Quote, verbatim, all material below, without pictures.

============================================================

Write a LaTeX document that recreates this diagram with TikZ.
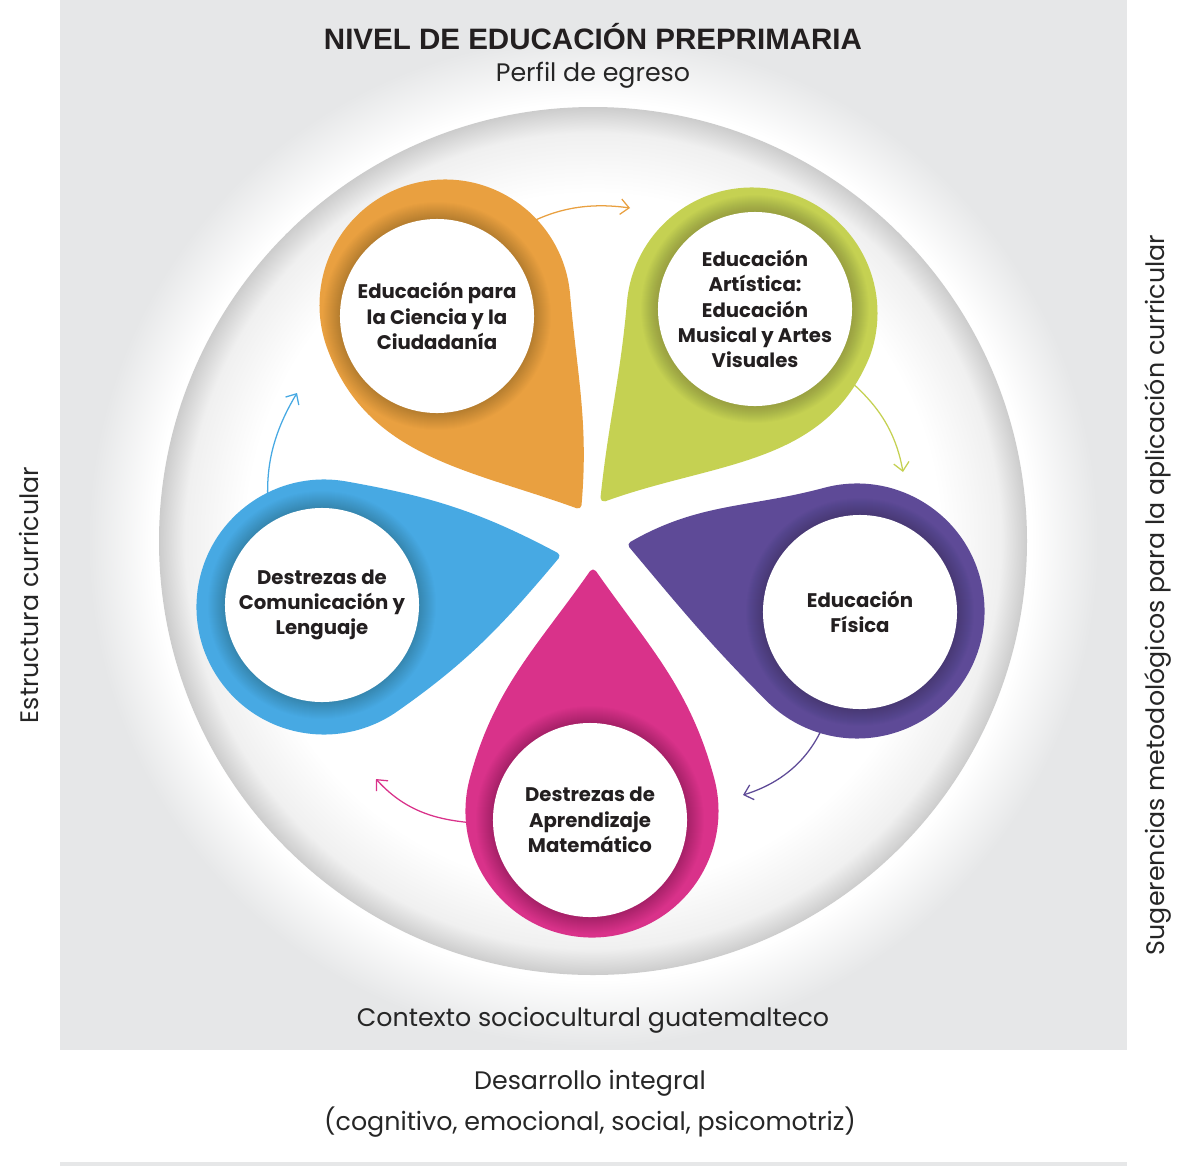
\documentclass[tikz,border=0pt]{standalone}
\usepackage{fontspec}
\setmainfont{Poppins}
\newfontfamily\headfont{Liberation Sans}
\usetikzlibrary{arrows.meta,calc,positioning}

\definecolor{bggray}{HTML}{E6E7E8}
\definecolor{inktext}{HTML}{231F20}
\definecolor{naranja}{HTML}{E9A040}
\definecolor{verde}{HTML}{C5D152}
\definecolor{morado}{HTML}{5E4A97}
\definecolor{rosa}{HTML}{D9328A}
\definecolor{azul}{HTML}{47A9E3}

\pgfdeclareradialshading{halo}{\pgfpoint{0bp}{0bp}}{color(0bp)=(white); color(21.7bp)=(white); color(25bp)=(bggray); color(50bp)=(bggray)}
\pgfdeclareradialshading{dish}{\pgfpoint{0bp}{0bp}}{color(0bp)=(white); color(20bp)=(white); color(23.5bp)=(black!6); color(25bp)=(black!20); color(50bp)=(black!20)}

\tikzset{
  every node/.style={
    text=inktext
  },
  petal/.style={
    fill=#1,
    draw=#1,
    line width=5pt,
    line join=round
  },
  hole/.style={
    shape=circle,
    fill=white,
    minimum size=4.85cm,
    inner sep=0pt,
    align=center,
    font=\bfseries\fontsize{14}{18}\selectfont
  },
  flow/.style={
    draw=#1,
    line width=0.9pt,
    shorten <=0.5cm,
    -{Straight Barb[length=6pt,width=11pt]}
  },
  caption/.style={
    font=\fontsize{18}{22}\selectfont,
    text=black!85
  }
}

\begin{document}
\begin{tikzpicture}[x=0.025cm, y=0.025cm]
  \useasboundingbox (0,0) rectangle (1184,-1166);
  \fill[white] (0,0) rectangle (1184,-1166);
  \fill[bggray] (60,0) rectangle (1127,-1050);
  \fill[bggray] (60,-1162) rectangle (1127,-1166);

  % disc
  \coordinate (mid) at (593,-541);
  \shade[shading=halo] (mid) circle (505);
  \shade[shading=dish] (mid) circle (434);

  % petals
  \coordinate (ciencia-tip) at (578,-505);
  \coordinate (ciencia-c) at (445,-305);
  \filldraw[petal=naranja] (ciencia-tip) to[out=85,in=-85] ($(ciencia-c)+(5:122)$)
    arc[start angle=5,end angle=200,radius=122] to[out=-70,in=160] (ciencia-tip) -- cycle;

  \coordinate (artistica-tip) at (604,-498);
  \coordinate (artistica-c) at (752,-313);
  \filldraw[petal=verde] (artistica-tip) to[out=84,in=-95] ($(artistica-c)+(175:122)$)
    arc[start angle=175,end angle=-20,radius=122] to[out=-112,in=20] (artistica-tip) -- cycle;

  \coordinate (fisica-tip) at (632,-545);
  \coordinate (fisica-c) at (857,-611);
  \filldraw[petal=morado] (fisica-tip) to[out=30,in=195] ($(fisica-c)+(105:124)$)
    arc[start angle=105,end angle=-135,radius=124] to[out=135,in=-50] (fisica-tip) -- cycle;

  \coordinate (mate-tip) at (593,-573);
  \coordinate (mate-c) at (592,-811);
  \filldraw[petal=rosa] (mate-tip) to[out=-125,in=75] ($(mate-c)+(165:123)$)
    arc[start angle=165,end angle=375,radius=123] to[out=105,in=-55] (mate-tip) -- cycle;

  \coordinate (lengua-tip) at (556,-556);
  \coordinate (lengua-c) at (324,-607);
  \filldraw[petal=azul] (lengua-tip) to[out=152,in=-10] ($(lengua-c)+(80:124)$)
    arc[start angle=80,end angle=305,radius=124] to[out=35,in=-130] (lengua-tip) -- cycle;

  % holes
  \coordinate (ciencia-h) at (437,-316);
  \coordinate (artistica-h) at (755,-309);
  \coordinate (fisica-h) at (860,-612);
  \coordinate (mate-h) at (590,-820);
  \coordinate (lengua-h) at (322,-605);
  \foreach \h in {ciencia-h,artistica-h,fisica-h,mate-h,lengua-h}
    \foreach \r in {98,...,114}
      \fill[black, opacity=.012] (\h) circle (\r);

  \node[hole] (ciencia) at (ciencia-h) {Educación para\\la Ciencia y la\\Ciudadanía};
  \node[hole] (artistica) at (artistica-h) {Educación\\Artística:\\Educación\\Musical y Artes\\Visuales};
  \node[hole] (fisica) at (fisica-h) {Educación\\Física};
  \node[hole] (mate) at (mate-h) {Destrezas de\\Aprendizaje\\Matemático};
  \node[hole] (lengua) at (lengua-h) {Destrezas de\\Comunicación y\\Lenguaje};

  % arrows
  \coordinate (ciencia-e) at (630,-208);
  \coordinate (artistica-e) at (903,-472);
  \coordinate (fisica-e) at (743,-795);
  \coordinate (mate-e) at (376,-779);
  \coordinate (lengua-e) at (297,-393);
  \draw[flow=naranja] (ciencia.51) to[out=30,in=172] (ciencia-e);
  \draw[flow=verde] (artistica.-36) to[out=-42,in=100] (artistica-e);
  \draw[flow=morado] (fisica.-107) to[out=-112,in=17] (fisica-e);
  \draw[flow=rosa] (mate.183) to[out=174,in=-48] (mate-e);
  \draw[flow=azul] (lengua.123) to[out=93,in=-121] (lengua-e);

  % captions
  \node[font=\headfont\bfseries\fontsize{21}{25}\selectfont] (titulo) at (593,-37) {NIVEL DE EDUCACIÓN PREPRIMARIA};
  \node[caption] (perfil) at (593,-75) {Perfil de egreso};
  \node[caption] (contexto) at (593,-1020) {Contexto sociocultural guatemalteco};
  \node[caption] (desarrollo) at (590,-1083) {Desarrollo integral};
  \node[caption] (areas) at (590,-1122) {(cognitivo, emocional, social, psicomotriz)};
  \node[caption, rotate=90] (estructura) at (29,-595) {Estructura curricular};
  \node[caption, rotate=90] (sugerencias) at (1158,-595) {Sugerencias metodológicos para la aplicación curricular};
\end{tikzpicture}
\end{document}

============================================================

• **Response to the exercise**:
Write a LaTeX document that recreates this diagram with TikZ.
\documentclass[tikz,border=0pt]{standalone}
\usepackage{fontspec}
\setmainfont{Poppins}
\newfontfamily\headfont{Liberation Sans}
\usetikzlibrary{arrows.meta,calc,positioning}

\definecolor{bggray}{HTML}{E6E7E8}
\definecolor{inktext}{HTML}{231F20}
\definecolor{naranja}{HTML}{E9A040}
\definecolor{verde}{HTML}{C5D152}
\definecolor{morado}{HTML}{5E4A97}
\definecolor{rosa}{HTML}{D9328A}
\definecolor{azul}{HTML}{47A9E3}

\pgfdeclareradialshading{halo}{\pgfpoint{0bp}{0bp}}{color(0bp)=(white); color(21.7bp)=(white); color(25bp)=(bggray); color(50bp)=(bggray)}
\pgfdeclareradialshading{dish}{\pgfpoint{0bp}{0bp}}{color(0bp)=(white); color(20bp)=(white); color(23.5bp)=(black!6); color(25bp)=(black!20); color(50bp)=(black!20)}

\tikzset{
  every node/.style={
    text=inktext
  },
  petal/.style={
    fill=#1,
    draw=#1,
    line width=5pt,
    line join=round
  },
  hole/.style={
    shape=circle,
    fill=white,
    minimum size=4.85cm,
    inner sep=0pt,
    align=center,
    font=\bfseries\fontsize{14}{18}\selectfont
  },
  flow/.style={
    draw=#1,
    line width=0.9pt,
    shorten <=0.5cm,
    -{Straight Barb[length=6pt,width=11pt]}
  },
  caption/.style={
    font=\fontsize{18}{22}\selectfont,
    text=black!85
  }
}

\begin{document}
\begin{tikzpicture}[x=0.025cm, y=0.025cm]
  \useasboundingbox (0,0) rectangle (1184,-1166);
  \fill[white] (0,0) rectangle (1184,-1166);
  \fill[bggray] (60,0) rectangle (1127,-1050);
  \fill[bggray] (60,-1162) rectangle (1127,-1166);

  % disc
  \coordinate (mid) at (593,-541);
  \shade[shading=halo] (mid) circle (505);
  \shade[shading=dish] (mid) circle (434);

  % petals
  \coordinate (ciencia-tip) at (578,-505);
  \coordinate (ciencia-c) at (445,-305);
  \filldraw[petal=naranja] (ciencia-tip) to[out=85,in=-85] ($(ciencia-c)+(5:122)$)
    arc[start angle=5,end angle=200,radius=122] to[out=-70,in=160] (ciencia-tip) -- cycle;

  \coordinate (artistica-tip) at (604,-498);
  \coordinate (artistica-c) at (752,-313);
  \filldraw[petal=verde] (artistica-tip) to[out=84,in=-95] ($(artistica-c)+(175:122)$)
    arc[start angle=175,end angle=-20,radius=122] to[out=-112,in=20] (artistica-tip) -- cycle;

  \coordinate (fisica-tip) at (632,-545);
  \coordinate (fisica-c) at (857,-611);
  \filldraw[petal=morado] (fisica-tip) to[out=30,in=195] ($(fisica-c)+(105:124)$)
    arc[start angle=105,end angle=-135,radius=124] to[out=135,in=-50] (fisica-tip) -- cycle;

  \coordinate (mate-tip) at (593,-573);
  \coordinate (mate-c) at (592,-811);
  \filldraw[petal=rosa] (mate-tip) to[out=-125,in=75] ($(mate-c)+(165:123)$)
    arc[start angle=165,end angle=375,radius=123] to[out=105,in=-55] (mate-tip) -- cycle;

  \coordinate (lengua-tip) at (556,-556);
  \coordinate (lengua-c) at (324,-607);
  \filldraw[petal=azul] (lengua-tip) to[out=152,in=-10] ($(lengua-c)+(80:124)$)
    arc[start angle=80,end angle=305,radius=124] to[out=35,in=-130] (lengua-tip) -- cycle;

  % holes
  \coordinate (ciencia-h) at (437,-316);
  \coordinate (artistica-h) at (755,-309);
  \coordinate (fisica-h) at (860,-612);
  \coordinate (mate-h) at (590,-820);
  \coordinate (lengua-h) at (322,-605);
  \foreach \h in {ciencia-h,artistica-h,fisica-h,mate-h,lengua-h}
    \foreach \r in {98,...,114}
      \fill[black, opacity=.012] (\h) circle (\r);

  \node[hole] (ciencia) at (ciencia-h) {Educación para\\la Ciencia y la\\Ciudadanía};
  \node[hole] (artistica) at (artistica-h) {Educación\\Artística:\\Educación\\Musical y Artes\\Visuales};
  \node[hole] (fisica) at (fisica-h) {Educación\\Física};
  \node[hole] (mate) at (mate-h) {Destrezas de\\Aprendizaje\\Matemático};
  \node[hole] (lengua) at (lengua-h) {Destrezas de\\Comunicación y\\Lenguaje};

  % arrows
  \coordinate (ciencia-e) at (630,-208);
  \coordinate (artistica-e) at (903,-472);
  \coordinate (fisica-e) at (743,-795);
  \coordinate (mate-e) at (376,-779);
  \coordinate (lengua-e) at (297,-393);
  \draw[flow=naranja] (ciencia.51) to[out=30,in=172] (ciencia-e);
  \draw[flow=verde] (artistica.-36) to[out=-42,in=100] (artistica-e);
  \draw[flow=morado] (fisica.-107) to[out=-112,in=17] (fisica-e);
  \draw[flow=rosa] (mate.183) to[out=174,in=-48] (mate-e);
  \draw[flow=azul] (lengua.123) to[out=93,in=-121] (lengua-e);

  % captions
  \node[font=\headfont\bfseries\fontsize{21}{25}\selectfont] (titulo) at (593,-37) {NIVEL DE EDUCACIÓN PREPRIMARIA};
  \node[caption] (perfil) at (593,-75) {Perfil de egreso};
  \node[caption] (contexto) at (593,-1020) {Contexto sociocultural guatemalteco};
  \node[caption] (desarrollo) at (590,-1083) {Desarrollo integral};
  \node[caption] (areas) at (590,-1122) {(cognitivo, emocional, social, psicomotriz)};
  \node[caption, rotate=90] (estructura) at (29,-595) {Estructura curricular};
  \node[caption, rotate=90] (sugerencias) at (1158,-595) {Sugerencias metodológicos para la aplicación curricular};
\end{tikzpicture}
\end{document}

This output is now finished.